▶ **Given information**:

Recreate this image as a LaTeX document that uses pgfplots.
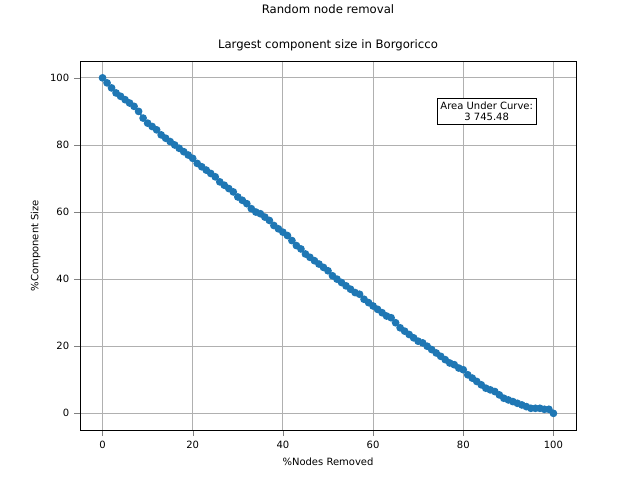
\documentclass[border=0pt]{standalone}
\usepackage{pgfplots}
\pgfplotsset{compat=1.18}
\usepackage{fontspec}
\setmainfont{DejaVu Sans}
\definecolor{tabblue}{HTML}{1F77B4}
\begin{document}
\begin{tikzpicture}
\begin{axis}[name=ax, scale only axis, width=357.1pt, height=265.7pt,
  xmin=-5, xmax=105, ymin=-5, ymax=105,
  xtick={0,20,...,100}, ytick={0,20,...,100},
  tick align=outside, tick pos=lower,
  grid=major, grid style={color=black!31, line width=0.6pt},
  /pgf/number format/assume math mode=true,
  ticklabel style={font=\fontsize{7.2}{8}\selectfont},
  label style={font=\fontsize{7.2}{8}\selectfont},
  xlabel={\%Nodes Removed}, ylabel={\%Component Size},
  title style={font=\fontsize{8.4}{10}\selectfont, yshift=-2pt},
  title={Largest component size in Borgoricco}]
\addplot[color=tabblue, line width=1.1pt, mark=*, mark size=2.2pt, mark options={fill=tabblue, draw=tabblue}] coordinates {
(0,100)(1,98.5)(2,97)(3,95.5)(4,94.5)(5,93.5)(6,92.5)(7,91.5)(8,90)(9,88)(10,86.5)(11,85.5)(12,84.5)(13,83)(14,82)(15,81)(16,80)(17,79)(18,78)(19,77)(20,76)(21,74.5)(22,73.5)(23,72.5)(24,71.5)(25,70.5)(26,69)(27,68)(28,67)(29,66)(30,64.5)(31,63.5)(32,62.5)(33,61)(34,60)(35,59.5)(36,58.5)(37,57.5)(38,56)(39,55)(40,54)(41,53)(42,51.5)(43,50)(44,49)(45,47.5)(46,46.5)(47,45.5)(48,44.5)(49,43.5)(50,42.5)(51,41)(52,40)(53,39)(54,38)(55,37)(56,36)(57,35.5)(58,34)(59,33)(60,32)(61,31)(62,30)(63,29)(64,28.5)(65,27)(66,25.5)(67,24.5)(68,23.5)(69,22.5)(70,21.5)(71,21)(72,20)(73,19)(74,18)(75,17)(76,16)(77,15)(78,14.5)(79,13.5)(80,13)(81,11.5)(82,10.5)(83,9.5)(84,8.5)(85,7.5)(86,7)(87,6.5)(88,5.5)(89,4.5)(90,4)(91,3.5)(92,3)(93,2.5)(94,2)(95,1.5)(96,1.5)(97,1.5)(98,1.2)(99,1.2)(100,0)};
\node[draw=black, fill=white, align=center, font=\fontsize{7.2}{8.5}\selectfont, inner sep=2.5pt] at (rel axis cs:0.82,0.864) {Area Under Curve:\\3 745.48};
\end{axis}
\node[font=\fontsize{8.4}{10}\selectfont] at ([yshift=37.4pt]ax.north) {Random node removal};
\path[use as bounding box] ([shift={(-57.6pt,-38.2pt)}]ax.south west) rectangle ++(460.8pt,345.6pt);
\end{tikzpicture}
\end{document}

▶ **The problem**: Retype the data above exactly; pictures are not part of the copy.

▶ **Reply to the exercise**:
Recreate this image as a LaTeX document that uses pgfplots.
\documentclass[border=0pt]{standalone}
\usepackage{pgfplots}
\pgfplotsset{compat=1.18}
\usepackage{fontspec}
\setmainfont{DejaVu Sans}
\definecolor{tabblue}{HTML}{1F77B4}
\begin{document}
\begin{tikzpicture}
\begin{axis}[name=ax, scale only axis, width=357.1pt, height=265.7pt,
  xmin=-5, xmax=105, ymin=-5, ymax=105,
  xtick={0,20,...,100}, ytick={0,20,...,100},
  tick align=outside, tick pos=lower,
  grid=major, grid style={color=black!31, line width=0.6pt},
  /pgf/number format/assume math mode=true,
  ticklabel style={font=\fontsize{7.2}{8}\selectfont},
  label style={font=\fontsize{7.2}{8}\selectfont},
  xlabel={\%Nodes Removed}, ylabel={\%Component Size},
  title style={font=\fontsize{8.4}{10}\selectfont, yshift=-2pt},
  title={Largest component size in Borgoricco}]
\addplot[color=tabblue, line width=1.1pt, mark=*, mark size=2.2pt, mark options={fill=tabblue, draw=tabblue}] coordinates {
(0,100)(1,98.5)(2,97)(3,95.5)(4,94.5)(5,93.5)(6,92.5)(7,91.5)(8,90)(9,88)(10,86.5)(11,85.5)(12,84.5)(13,83)(14,82)(15,81)(16,80)(17,79)(18,78)(19,77)(20,76)(21,74.5)(22,73.5)(23,72.5)(24,71.5)(25,70.5)(26,69)(27,68)(28,67)(29,66)(30,64.5)(31,63.5)(32,62.5)(33,61)(34,60)(35,59.5)(36,58.5)(37,57.5)(38,56)(39,55)(40,54)(41,53)(42,51.5)(43,50)(44,49)(45,47.5)(46,46.5)(47,45.5)(48,44.5)(49,43.5)(50,42.5)(51,41)(52,40)(53,39)(54,38)(55,37)(56,36)(57,35.5)(58,34)(59,33)(60,32)(61,31)(62,30)(63,29)(64,28.5)(65,27)(66,25.5)(67,24.5)(68,23.5)(69,22.5)(70,21.5)(71,21)(72,20)(73,19)(74,18)(75,17)(76,16)(77,15)(78,14.5)(79,13.5)(80,13)(81,11.5)(82,10.5)(83,9.5)(84,8.5)(85,7.5)(86,7)(87,6.5)(88,5.5)(89,4.5)(90,4)(91,3.5)(92,3)(93,2.5)(94,2)(95,1.5)(96,1.5)(97,1.5)(98,1.2)(99,1.2)(100,0)};
\node[draw=black, fill=white, align=center, font=\fontsize{7.2}{8.5}\selectfont, inner sep=2.5pt] at (rel axis cs:0.82,0.864) {Area Under Curve:\\3 745.48};
\end{axis}
\node[font=\fontsize{8.4}{10}\selectfont] at ([yshift=37.4pt]ax.north) {Random node removal};
\path[use as bounding box] ([shift={(-57.6pt,-38.2pt)}]ax.south west) rectangle ++(460.8pt,345.6pt);
\end{tikzpicture}
\end{document}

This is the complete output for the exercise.